* Begin *

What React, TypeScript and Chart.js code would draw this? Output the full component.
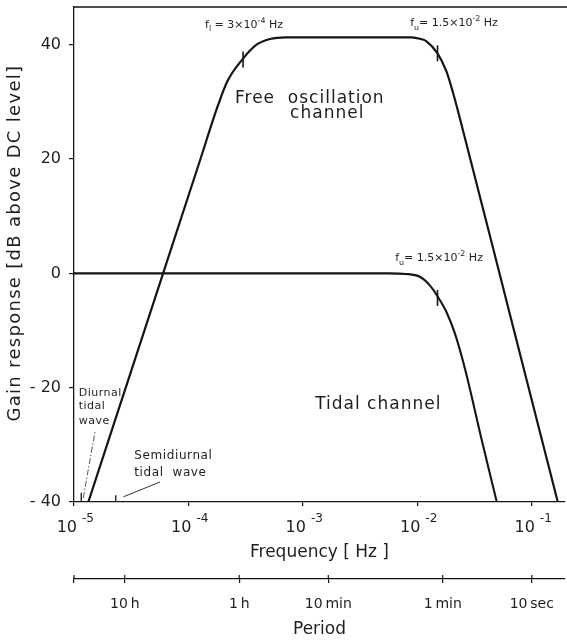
import React, { useEffect, useRef } from 'react';
import { Chart, registerables } from 'chart.js';

Chart.register(...registerables);

const FONT = "'DejaVu Sans', sans-serif";
const INK = '#151515';
const TEXT = '#1e1e1e';

const X_MIN = 1e-5;
const X_MAX = 0.195;
const Y_MIN = -40;
const Y_MAX = 46.6;

// Free oscillation channel (frequency in Hz, gain in dB)
const freeFreq = [1.334e-5, 5.012e-5, 1.259e-4, 1.82e-4, 2.188e-4, 2.951e-4, 3.936e-4, 5.152e-4, 7.079e-4, 8.913e-3, 1.072e-2, 1.202e-2, 1.5e-2, 1.799e-2, 2.056e-2, 2.432e-2, 6.31e-2, 0.1687];
const freeGain = [-40, -4.8, 19.7, 29.5, 33.6, 37.4, 40.0, 41.0, 41.3, 41.3, 41.0, 40.6, 38.5, 35.3, 31.5, 26.0, -6.5, -40];

// Tidal channel
const tidalFreq = [1e-5, 5.623e-3, 7.943e-3, 1.052e-2, 1.285e-2, 1.521e-2, 1.799e-2, 2.128e-2, 2.6e-2, 3.656e-2, 4.943e-2];
const tidalGain = [0, 0, -0.1, -0.6, -2.1, -4.2, -6.8, -10.5, -16.6, -29.2, -40];

// Corner-frequency markers
const markerFreq = [3e-4, 1.5e-2, 1.5e-2];
const markerGain = [37.4, 38.5, -4.3];

// Diurnal / semidiurnal tidal wave ticks
const tideFreq = [1.157e-5, 2.315e-5];
const tideTickTop = [-38.4, -38.8];

// Pointer lines
const diurnalPtrFreq = [1.205e-5, 1.535e-5];
const diurnalPtrGain = [-39.3, -27.4];
const semiPtrFreq = [2.7e-5, 5.64e-5];
const semiPtrGain = [-39.1, -36.5];

// Axes
const xTickValues = [1e-5, 1e-4, 1e-3, 1e-2, 1e-1];
const xTickExps = ['-5', '-4', '-3', '-2', '-1'];
const yTickValues = [-40, -20, 0, 20, 40];
const yTickLabels = ['- 40', '- 20', '0', '20', '40'];
const periodTickValues = [1e-5, 1 / 36000, 1 / 3600, 1 / 600, 1 / 60, 1 / 10];
const periodTickLabels = ['', '10\u2009h', '1\u2009h', '10\u2009min', '1\u2009min', '10\u2009sec'];

type Part = [string, number]; // 0 normal, 1 sub, 2 sup
type Note = { f: number; g: number; parts: Part[]; size: number; ls: number };

const notes: Note[] = [
  { f: 1.396e-4, g: 43.0, parts: [['f', 0], ['l', 1], [' = 3×10', 0], ['-4', 2], [' Hz', 0]], size: 11, ls: 0 },
  { f: 8.65e-3, g: 43.2, parts: [['f', 0], ['u', 1], ['= 1.5×10', 0], ['-2', 2], [' Hz', 0]], size: 11, ls: 0 },
  { f: 6.4e-3, g: 2.15, parts: [['f', 0], ['u', 1], ['= 1.5×10', 0], ['-2', 2], [' Hz', 0]], size: 11, ls: 0 },
  { f: 2.55e-4, g: 29.8, parts: [['Free  oscillation', 0]], size: 17, ls: 1 },
  { f: 7.73e-4, g: 27.2, parts: [['channel', 0]], size: 17, ls: 1 },
  { f: 1.28e-3, g: -23.7, parts: [['Tidal channel', 0]], size: 17, ls: 1 },
  { f: 1.099e-5, g: -21.4, parts: [['Diurnal', 0]], size: 11, ls: 0.5 },
  { f: 1.099e-5, g: -23.7, parts: [['tidal', 0]], size: 11, ls: 0.5 },
  { f: 1.099e-5, g: -26.3, parts: [['wave', 0]], size: 11, ls: 0.5 },
  { f: 3.365e-5, g: -32.4, parts: [['Semidiurnal', 0]], size: 12, ls: 0.6 },
  { f: 3.365e-5, g: -35.4, parts: [['tidal  wave', 0]], size: 12, ls: 0.6 },
];

function setLS(ctx: any, v: number) {
  try { ctx.letterSpacing = `${v}px`; } catch (e) { /* ignore */ }
}

function drawRich(ctx: CanvasRenderingContext2D, x: number, y: number, parts: Part[], size: number) {
  let cx = x;
  for (const [t, mode] of parts) {
    const s = mode ? size * 0.72 : size;
    const dy = mode === 1 ? size * 0.35 : mode === 2 ? -size * 0.45 : 0;
    ctx.font = `${s}px ${FONT}`;
    ctx.fillText(t, cx, y + dy);
    cx += ctx.measureText(t).width;
  }
}

const decorPlugin = {
  id: 'decor',
  afterDraw(chart: any) {
    const { ctx, chartArea, scales } = chart;
    const xs = scales.x;
    const ys = scales.y;
    const ps = scales.period;
    ctx.save();
    // top frame line
    ctx.strokeStyle = INK;
    ctx.lineWidth = 1.3;
    ctx.beginPath();
    ctx.moveTo(chartArea.left, chartArea.top);
    ctx.lineTo(chartArea.right + 2, chartArea.top);
    ctx.stroke();
    // upward half of period ticks + period labels
    ctx.lineWidth = 1.2;
    ctx.fillStyle = TEXT;
    ctx.textAlign = 'center';
    ctx.textBaseline = 'alphabetic';
    ctx.font = `14px ${FONT}`;
    periodTickValues.forEach((v, i) => {
      const px = ps.getPixelForValue(v);
      ctx.beginPath();
      ctx.moveTo(px, ps.top - 4);
      ctx.lineTo(px, ps.top);
      ctx.stroke();
      ctx.fillText(periodTickLabels[i], px, ps.top + 29.3);
    });
    // frequency tick labels with superscripts
    xTickValues.forEach((v, i) => {
      const px = xs.getPixelForValue(v);
      ctx.font = `16px ${FONT}`;
      ctx.textAlign = 'right';
      ctx.fillText('10', px + 3, xs.top + 29.7);
      ctx.textAlign = 'left';
      ctx.font = `12px ${FONT}`;
      ctx.fillText(xTickExps[i], px + 8, xs.top + 19.7);
    });
    // y axis title
    ctx.save();
    ctx.translate(15.5, ys.getPixelForValue(5.3));
    ctx.rotate(-Math.PI / 2);
    ctx.textAlign = 'center';
    ctx.textBaseline = 'middle';
    ctx.font = `18px ${FONT}`;
    setLS(ctx, 1.3);
    ctx.fillText('Gain response [dB above DC level]', 0, 0);
    setLS(ctx, 0);
    ctx.restore();
    // annotations
    ctx.textAlign = 'left';
    ctx.textBaseline = 'alphabetic';
    for (const n of notes) {
      setLS(ctx, n.ls);
      drawRich(ctx, xs.getPixelForValue(n.f), ys.getPixelForValue(n.g), n.parts, n.size);
    }
    setLS(ctx, 0);
    ctx.restore();
  },
};

const pts = (xs: number[], ys: number[]) => xs.map((x, i) => ({ x, y: ys[i] }));

export default function App() {
  const ref = useRef<HTMLCanvasElement>(null);
  useEffect(() => {
    const chart = new Chart(ref.current as HTMLCanvasElement, {
      type: 'line',
      data: {
        datasets: [
          {
            label: 'Free oscillation channel',
            data: pts(freeFreq, freeGain),
            borderColor: INK,
            borderWidth: 2.2,
            pointRadius: 0,
            cubicInterpolationMode: 'monotone',
            xAxisID: 'x',
            yAxisID: 'y',
          },
          {
            label: 'Tidal channel',
            data: pts(tidalFreq, tidalGain),
            borderColor: INK,
            borderWidth: 2.1,
            pointRadius: 0,
            cubicInterpolationMode: 'monotone',
            xAxisID: 'x',
            yAxisID: 'y',
          },
          {
            label: 'Corner frequencies',
            data: pts(markerFreq, markerGain),
            showLine: false,
            pointStyle: 'line',
            rotation: 90,
            pointRadius: 8,
            pointBorderWidth: 1.6,
            pointBorderColor: INK,
            borderColor: INK,
            xAxisID: 'x',
            yAxisID: 'y',
          },
          ...tideFreq.map((f, i) => ({
            label: i === 0 ? 'Diurnal tidal wave' : 'Semidiurnal tidal wave',
            data: [{ x: f, y: Y_MIN }, { x: f, y: tideTickTop[i] }],
            borderColor: INK,
            borderWidth: 1.3,
            pointRadius: 0,
            xAxisID: 'x',
            yAxisID: 'y',
          })),
          {
            label: 'Diurnal pointer',
            data: pts(diurnalPtrFreq, diurnalPtrGain),
            borderColor: '#555',
            borderWidth: 1,
            borderDash: [6, 2, 1.5, 2],
            pointRadius: 0,
            xAxisID: 'x',
            yAxisID: 'y',
          },
          {
            label: 'Semidiurnal pointer',
            data: pts(semiPtrFreq, semiPtrGain),
            borderColor: '#333',
            borderWidth: 1,
            pointRadius: 0,
            xAxisID: 'x',
            yAxisID: 'y',
          },
        ] as any,
      },
      options: {
        animation: false,
        responsive: true,
        maintainAspectRatio: false,
        layout: { autoPadding: false, padding: { left: 0, right: 2, top: 7, bottom: 0 } },
        plugins: { legend: { display: false }, tooltip: { enabled: false } },
        scales: {
          x: {
            type: 'logarithmic',
            position: 'bottom',
            weight: 0,
            min: X_MIN,
            max: X_MAX,
            afterBuildTicks: (s: any) => { s.ticks = xTickValues.map((v) => ({ value: v })); },
            afterFit: (s: any) => { s.height = 77; s.paddingLeft = 0; s.paddingRight = 0; },
            ticks: { display: false },
            grid: { display: true, drawOnChartArea: false, drawTicks: true, tickLength: 4, color: INK, lineWidth: 1.2 },
            border: { display: true, color: INK, width: 1.3 },
            title: {
              display: true,
              text: 'Frequency [ Hz ]',
              color: TEXT,
              font: { family: FONT, size: 17 },
              padding: { top: 0, bottom: 16 },
            },
          },
          period: {
            type: 'logarithmic',
            axis: 'x',
            position: 'bottom',
            weight: 1,
            min: X_MIN,
            max: X_MAX,
            afterBuildTicks: (s: any) => { s.ticks = periodTickValues.map((v) => ({ value: v })); },
            afterFit: (s: any) => { s.height = 63; s.paddingLeft = 0; s.paddingRight = 0; },
            ticks: { display: false },
            grid: { display: true, drawOnChartArea: false, drawTicks: true, tickLength: 4, color: INK, lineWidth: 1.2 },
            border: { display: true, color: INK, width: 1.3 },
            title: {
              display: true,
              text: 'Period',
              color: TEXT,
              font: { family: FONT, size: 17 },
              padding: { top: 0, bottom: 2 },
            },
          },
          y: {
            type: 'linear',
            position: 'left',
            min: Y_MIN,
            max: Y_MAX,
            afterBuildTicks: (s: any) => { s.ticks = yTickValues.map((v) => ({ value: v })); },
            afterFit: (s: any) => { s.width = 74; s.paddingTop = 0; s.paddingBottom = 0; },
            ticks: {
              callback: (_v: any, i: number) => yTickLabels[i],
              color: TEXT,
              font: { family: FONT, size: 16 },
              padding: 8,
            },
            grid: { display: true, drawOnChartArea: false, drawTicks: true, tickLength: 5, color: INK, lineWidth: 1.2 },
            border: { display: true, color: INK, width: 1.3 },
          },
        },
      } as any,
      plugins: [decorPlugin],
    });
    return () => chart.destroy();
  }, []);
  return (
    <div style={{ position: 'fixed', left: 0, top: 0, width: 567, height: 642, background: '#fff' }}>
      <canvas ref={ref} />
    </div>
  );
}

* End *

▸ **To do**
Skip the pictures and restate exactly the lines from the beginning of the listing to the line with "const Y_MAX = 46.6;", that line included.

▸ **Correct response**
What React, TypeScript and Chart.js code would draw this? Output the full component.
import React, { useEffect, useRef } from 'react';
import { Chart, registerables } from 'chart.js';

Chart.register(...registerables);

const FONT = "'DejaVu Sans', sans-serif";
const INK = '#151515';
const TEXT = '#1e1e1e';

const X_MIN = 1e-5;
const X_MAX = 0.195;
const Y_MIN = -40;
const Y_MAX = 46.6;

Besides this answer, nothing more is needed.